An interesting thing is that a little more than one third of self-employed individuals were women. The share of self-employed women rose progressively between 1976 and 1998 from 26 percent to 36 percent, and has remained at around 35 percent since 1999.
This tells us an interesting story about the present and future trends.
As the Globe and Mail recently reported, more than half million Canadians established their own businesses in the past two years. This is a record number for Canada. The most welcoming news is that 80 percent of them started to work for themselves voluntarily, not because of layoffs or pressure from employers.
Canadians are increasingly jumping into the world of self-employment, as reported by CIBC (Canadian Imperial Bank of Commerce). According to economist Benjamin Tal (the study author), several factors appear to be driving the trend:
- The aging population: The over 50 crowd represents 30 per cent of all the new startups.
- Technology like the Internet that makes the process easier.
- Outsourcing by corporations to small firms.
- The continued influx of immigrants: They represent a sizable section of the self-starters.
All indications are and most experts agree that this trend is irreversible and in the coming ten years the growth in self-employment will be the fastest we have ever seen in the past decades.
The new entrepreneurs are more educated than the previous generation and younger Canadians are also more interested in working for themselves than generations before.
Europe and the United States are following the same trends.
The fastest growing sector was educational services where in the past 5 years it increased by 65 percent followed by healthcare services with a growth of 20 percent during the same period. British Columbia is leading the nation by having higher numbers of startups.

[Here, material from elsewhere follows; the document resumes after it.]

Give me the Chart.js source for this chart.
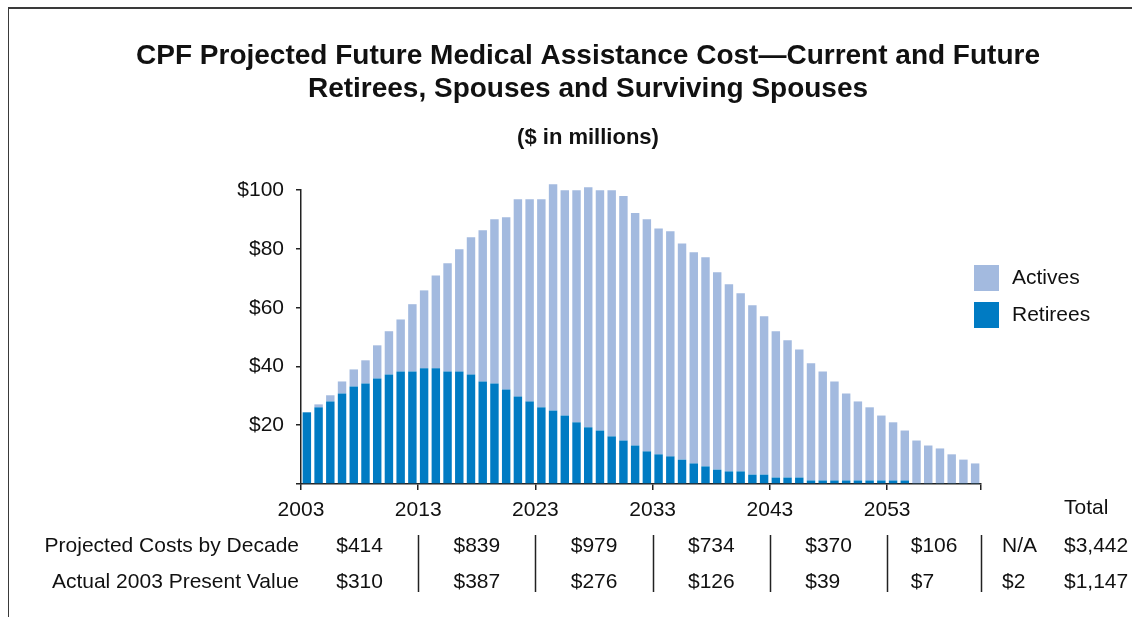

What does this tell us? It tells us that more and more people are becoming aware of their own abilities. They realise that they can create their own work without relying on someone else.
It also tells us perhaps even more compelling reason: People are increasingly getting tired of being stuck in a structured environment which was created during the industrial revolution a couple of centuries ago. This archaic model of work is obsolete; at least for those of us who want to have flexible work at more flexible times.